» Recorded information:
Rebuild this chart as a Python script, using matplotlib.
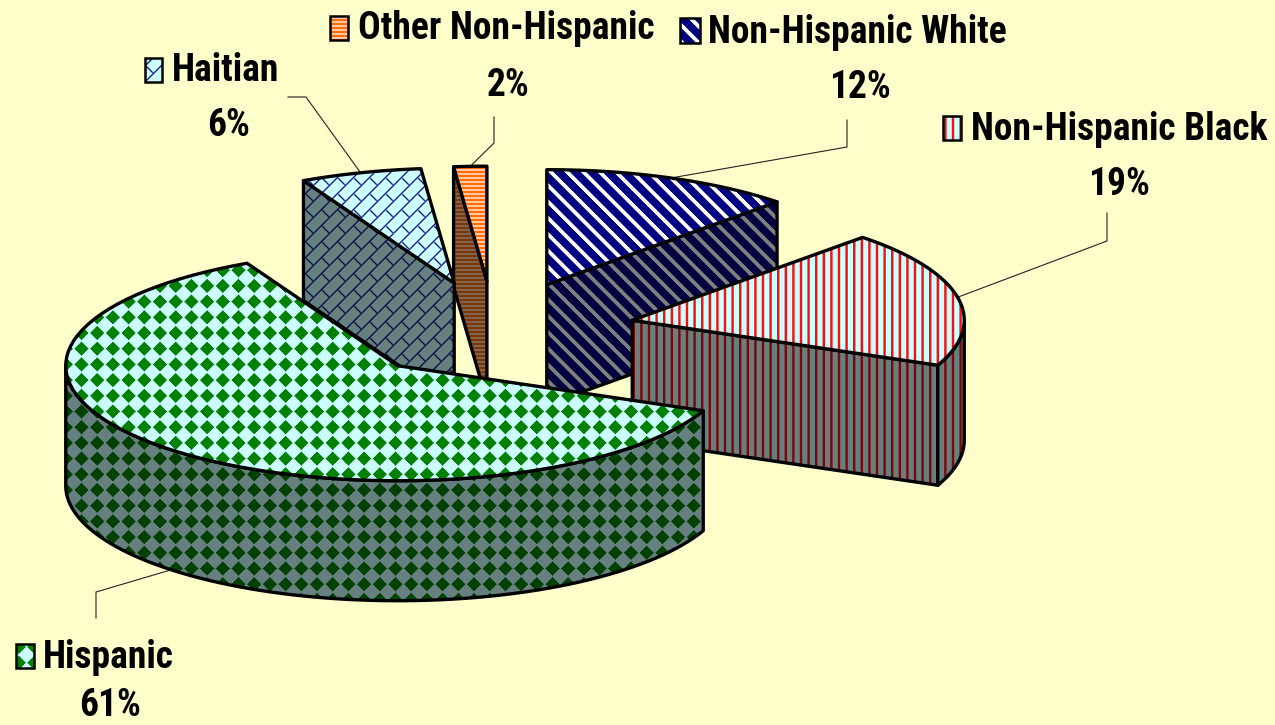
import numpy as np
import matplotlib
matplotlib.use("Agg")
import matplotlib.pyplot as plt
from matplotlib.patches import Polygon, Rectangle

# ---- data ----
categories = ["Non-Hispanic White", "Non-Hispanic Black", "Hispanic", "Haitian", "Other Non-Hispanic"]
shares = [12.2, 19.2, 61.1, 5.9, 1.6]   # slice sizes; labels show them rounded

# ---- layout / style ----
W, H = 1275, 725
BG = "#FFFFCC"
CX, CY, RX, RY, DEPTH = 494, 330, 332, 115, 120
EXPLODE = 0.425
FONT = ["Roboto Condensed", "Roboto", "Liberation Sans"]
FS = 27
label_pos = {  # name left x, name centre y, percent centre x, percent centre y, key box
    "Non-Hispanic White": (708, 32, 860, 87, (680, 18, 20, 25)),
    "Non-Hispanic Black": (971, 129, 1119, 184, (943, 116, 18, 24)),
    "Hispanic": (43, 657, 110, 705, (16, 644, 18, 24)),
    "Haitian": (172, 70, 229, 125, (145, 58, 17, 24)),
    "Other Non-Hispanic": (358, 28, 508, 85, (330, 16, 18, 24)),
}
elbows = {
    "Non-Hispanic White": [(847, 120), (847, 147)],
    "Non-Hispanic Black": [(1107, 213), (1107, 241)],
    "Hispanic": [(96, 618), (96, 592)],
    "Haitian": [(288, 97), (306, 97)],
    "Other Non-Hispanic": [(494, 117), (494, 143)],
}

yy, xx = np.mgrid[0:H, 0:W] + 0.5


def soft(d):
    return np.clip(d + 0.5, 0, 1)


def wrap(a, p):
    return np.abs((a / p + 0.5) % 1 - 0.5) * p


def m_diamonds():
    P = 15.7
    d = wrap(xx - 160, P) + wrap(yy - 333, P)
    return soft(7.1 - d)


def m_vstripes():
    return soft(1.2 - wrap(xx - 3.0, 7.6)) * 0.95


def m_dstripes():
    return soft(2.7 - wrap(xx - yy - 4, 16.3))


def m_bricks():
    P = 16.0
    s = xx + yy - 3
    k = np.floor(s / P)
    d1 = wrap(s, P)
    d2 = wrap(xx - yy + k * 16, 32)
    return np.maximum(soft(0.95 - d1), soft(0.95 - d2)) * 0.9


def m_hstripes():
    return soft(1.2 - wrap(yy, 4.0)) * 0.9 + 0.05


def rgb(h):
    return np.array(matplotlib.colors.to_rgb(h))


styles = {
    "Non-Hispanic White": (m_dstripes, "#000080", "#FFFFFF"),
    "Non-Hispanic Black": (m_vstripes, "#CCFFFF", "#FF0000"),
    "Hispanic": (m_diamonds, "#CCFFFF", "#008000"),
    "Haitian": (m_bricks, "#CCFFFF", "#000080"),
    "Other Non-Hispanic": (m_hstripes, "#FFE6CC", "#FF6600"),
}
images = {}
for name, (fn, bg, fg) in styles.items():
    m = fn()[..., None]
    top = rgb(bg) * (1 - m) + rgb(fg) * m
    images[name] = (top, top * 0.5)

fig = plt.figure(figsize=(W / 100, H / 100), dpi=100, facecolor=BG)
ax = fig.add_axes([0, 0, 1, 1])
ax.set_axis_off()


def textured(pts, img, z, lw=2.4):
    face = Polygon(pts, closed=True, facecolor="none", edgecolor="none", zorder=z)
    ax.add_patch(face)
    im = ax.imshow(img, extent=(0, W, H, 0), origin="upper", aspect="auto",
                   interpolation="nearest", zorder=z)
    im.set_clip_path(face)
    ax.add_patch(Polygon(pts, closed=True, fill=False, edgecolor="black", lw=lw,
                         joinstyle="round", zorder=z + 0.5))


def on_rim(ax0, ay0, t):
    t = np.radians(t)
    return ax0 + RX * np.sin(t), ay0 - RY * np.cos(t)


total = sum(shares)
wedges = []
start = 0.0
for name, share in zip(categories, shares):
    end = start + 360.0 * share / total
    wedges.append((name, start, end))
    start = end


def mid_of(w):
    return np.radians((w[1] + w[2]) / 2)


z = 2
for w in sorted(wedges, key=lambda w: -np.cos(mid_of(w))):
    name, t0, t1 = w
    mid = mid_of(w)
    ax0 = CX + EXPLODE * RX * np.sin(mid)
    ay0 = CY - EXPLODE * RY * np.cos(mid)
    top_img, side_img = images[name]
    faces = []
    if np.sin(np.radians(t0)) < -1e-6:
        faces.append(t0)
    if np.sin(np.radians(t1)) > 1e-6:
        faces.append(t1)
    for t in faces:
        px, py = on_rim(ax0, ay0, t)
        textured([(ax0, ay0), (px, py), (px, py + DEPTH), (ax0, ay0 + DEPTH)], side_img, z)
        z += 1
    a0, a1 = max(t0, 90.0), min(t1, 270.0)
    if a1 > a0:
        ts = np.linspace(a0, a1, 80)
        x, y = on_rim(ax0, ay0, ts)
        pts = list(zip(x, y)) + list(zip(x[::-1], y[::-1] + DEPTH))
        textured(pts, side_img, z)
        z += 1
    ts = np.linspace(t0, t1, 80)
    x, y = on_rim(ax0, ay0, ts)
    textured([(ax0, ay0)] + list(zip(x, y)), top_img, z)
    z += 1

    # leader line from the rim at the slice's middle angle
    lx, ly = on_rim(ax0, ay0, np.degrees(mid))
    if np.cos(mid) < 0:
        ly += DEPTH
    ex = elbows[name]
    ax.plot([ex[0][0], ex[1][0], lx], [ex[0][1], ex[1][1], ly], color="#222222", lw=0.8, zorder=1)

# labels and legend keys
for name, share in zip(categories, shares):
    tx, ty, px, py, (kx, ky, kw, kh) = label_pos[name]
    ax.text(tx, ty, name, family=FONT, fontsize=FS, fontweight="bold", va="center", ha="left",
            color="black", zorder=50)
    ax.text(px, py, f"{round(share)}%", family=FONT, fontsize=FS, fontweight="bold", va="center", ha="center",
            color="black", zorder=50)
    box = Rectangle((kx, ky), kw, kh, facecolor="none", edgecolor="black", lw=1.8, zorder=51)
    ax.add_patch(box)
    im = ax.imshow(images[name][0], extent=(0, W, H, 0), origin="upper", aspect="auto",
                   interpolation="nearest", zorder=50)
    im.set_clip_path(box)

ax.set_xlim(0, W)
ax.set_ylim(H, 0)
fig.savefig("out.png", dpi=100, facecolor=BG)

» Directive: Output exactly the span of lines from the top of the listing through the line holding "from matplotlib.patches import", and leave every picture out.

» Task answer:
Rebuild this chart as a Python script, using matplotlib.
import numpy as np
import matplotlib
matplotlib.use("Agg")
import matplotlib.pyplot as plt
from matplotlib.patches import Polygon, Rectangle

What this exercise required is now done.